The Havana Tribune, a state-controlled Cuban newspaper, has added insult to injury following Fidel Castro’s scathing criticism of President Barack Obama upon his departure from the island. In an editorial, the title of which refers to President Obama as “negro,” an opinion columnist has accused him of “inciting rebellion.”

The article is titled “Negro, ¿Tu Eres Sueco?” which roughly translates to “Black Man, Are You Dumb?” (The idiom “pretend to be a Swede” means to play dumb, hence the title is literally asking, “Are you Swedish?”) The author, who is black, goes on to condemn President Obama for meeting with Cuban pro-democracy activists and “subtly” suggesting that the Cuban Revolution needed to change. “Obama came, saw, but unfortunately, with the pretend gesture of lending a hand, tried to conquer,” Elias Argudín writes.

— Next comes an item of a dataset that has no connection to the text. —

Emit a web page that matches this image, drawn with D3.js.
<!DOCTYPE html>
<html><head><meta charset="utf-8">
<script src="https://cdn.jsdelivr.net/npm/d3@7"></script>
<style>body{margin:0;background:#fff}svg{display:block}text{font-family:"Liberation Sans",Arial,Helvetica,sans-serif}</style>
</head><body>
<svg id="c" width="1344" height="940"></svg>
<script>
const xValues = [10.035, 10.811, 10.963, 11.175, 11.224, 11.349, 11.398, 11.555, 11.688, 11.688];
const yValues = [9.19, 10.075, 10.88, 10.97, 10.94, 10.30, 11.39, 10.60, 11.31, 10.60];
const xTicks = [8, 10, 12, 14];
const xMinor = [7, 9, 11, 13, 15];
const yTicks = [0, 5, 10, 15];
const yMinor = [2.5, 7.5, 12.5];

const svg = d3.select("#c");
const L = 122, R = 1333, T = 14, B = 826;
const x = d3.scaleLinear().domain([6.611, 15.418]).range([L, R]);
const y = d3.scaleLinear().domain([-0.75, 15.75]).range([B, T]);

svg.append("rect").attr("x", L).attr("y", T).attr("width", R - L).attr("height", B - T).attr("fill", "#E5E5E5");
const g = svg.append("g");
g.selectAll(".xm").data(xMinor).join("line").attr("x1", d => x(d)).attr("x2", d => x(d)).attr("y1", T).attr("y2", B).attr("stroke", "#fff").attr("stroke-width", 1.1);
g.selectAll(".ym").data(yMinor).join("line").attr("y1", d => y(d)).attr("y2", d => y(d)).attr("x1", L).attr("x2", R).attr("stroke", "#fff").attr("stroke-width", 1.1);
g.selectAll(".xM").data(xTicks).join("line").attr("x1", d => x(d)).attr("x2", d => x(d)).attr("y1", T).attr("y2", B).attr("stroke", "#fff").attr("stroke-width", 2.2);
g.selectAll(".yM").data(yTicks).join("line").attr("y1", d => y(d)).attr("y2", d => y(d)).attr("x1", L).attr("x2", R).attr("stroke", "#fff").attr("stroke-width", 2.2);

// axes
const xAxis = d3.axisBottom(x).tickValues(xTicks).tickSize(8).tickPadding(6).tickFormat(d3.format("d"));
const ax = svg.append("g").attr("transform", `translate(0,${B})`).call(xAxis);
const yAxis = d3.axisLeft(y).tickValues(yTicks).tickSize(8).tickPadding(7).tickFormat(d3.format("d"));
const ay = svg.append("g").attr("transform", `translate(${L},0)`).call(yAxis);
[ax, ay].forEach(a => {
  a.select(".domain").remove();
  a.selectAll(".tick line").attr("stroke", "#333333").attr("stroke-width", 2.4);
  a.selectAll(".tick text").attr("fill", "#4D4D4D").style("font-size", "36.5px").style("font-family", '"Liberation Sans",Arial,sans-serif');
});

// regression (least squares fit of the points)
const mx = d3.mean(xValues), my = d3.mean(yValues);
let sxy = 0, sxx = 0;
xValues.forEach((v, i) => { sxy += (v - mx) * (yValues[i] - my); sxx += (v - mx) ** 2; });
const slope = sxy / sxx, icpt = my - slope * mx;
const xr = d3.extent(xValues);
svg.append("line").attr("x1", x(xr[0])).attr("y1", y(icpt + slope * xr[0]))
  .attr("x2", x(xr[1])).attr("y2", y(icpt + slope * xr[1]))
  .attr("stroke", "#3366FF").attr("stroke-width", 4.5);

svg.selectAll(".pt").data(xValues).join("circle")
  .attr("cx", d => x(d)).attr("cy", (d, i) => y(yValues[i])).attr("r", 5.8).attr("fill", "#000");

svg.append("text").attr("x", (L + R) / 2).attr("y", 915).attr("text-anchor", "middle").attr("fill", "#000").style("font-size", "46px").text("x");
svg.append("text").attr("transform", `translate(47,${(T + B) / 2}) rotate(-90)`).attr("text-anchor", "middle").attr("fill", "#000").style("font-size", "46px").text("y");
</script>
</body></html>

“[Obama] chose to criticize and subtly suggest… incitations to rebellion and disorder, without caring that he was on foreign ground. Without a doubt, Obama overplayed his hand,” he continues. “The least I can say is, Virulo-style: ‘Negro, are you dumb?’”

Virulo is a white pro-Revolution comedian.

I would add a couple of things:

1) The slang “negro tu eres sueco” is a clear suggestion that Obama is not black. What skin color are Swedish people? I would translate it to the Cuban equivalent of calling Obama an Oreo cookie, i.e. black outside and white inside; and,

2) No one takes a cheap shot like that against President Obama without the editorial consent of Fidel or Raul Castro. This is the worst thing that I’ve heard about a U.S. president in years, especially the one that they negotiated with.

So what’s going on?

Maybe Fidel Castro was angry that President Obama did not salute him and he pulled a few strings at the state-run media.

Maybe Raul Castro is showing Cubans, and the Latin American left, that he is the one in charge.

Time will tell, but one thing is clear to me. We can add Raul Castro to the growing list of world leaders who have zero respect for President Obama.

“Hope and change” took a fastball between the eyes this week!

P.S. You can listen to my show (Canto Talk) and follow me on Twitter.

Is ““Negro, ¿tú eres sueco?” like calling Obama an “Oreo cookie”?

We know that calling an African American an “Oreo cookie” is rather insulting.  It means that a black man is black outside but white inside!

So what do you think of an article in the Cuban media calling Obama”   “Negro, ¿tú eres sueco?”?

Fausta Rodriguez Wertz, the editor of the wonderful Fausta’s Blog, was on my show Wednesday night and read from this article.

We understand that the article was removed from the website (“La tribuna de la Habana“).

Check Fausta’s blog for updates.

In the meantime, where is Black Lives Matter and the Black Congressional Caucus when we really need them?   The Cuban media attacks our first black president with “a slur” & the same government detains black dissidents.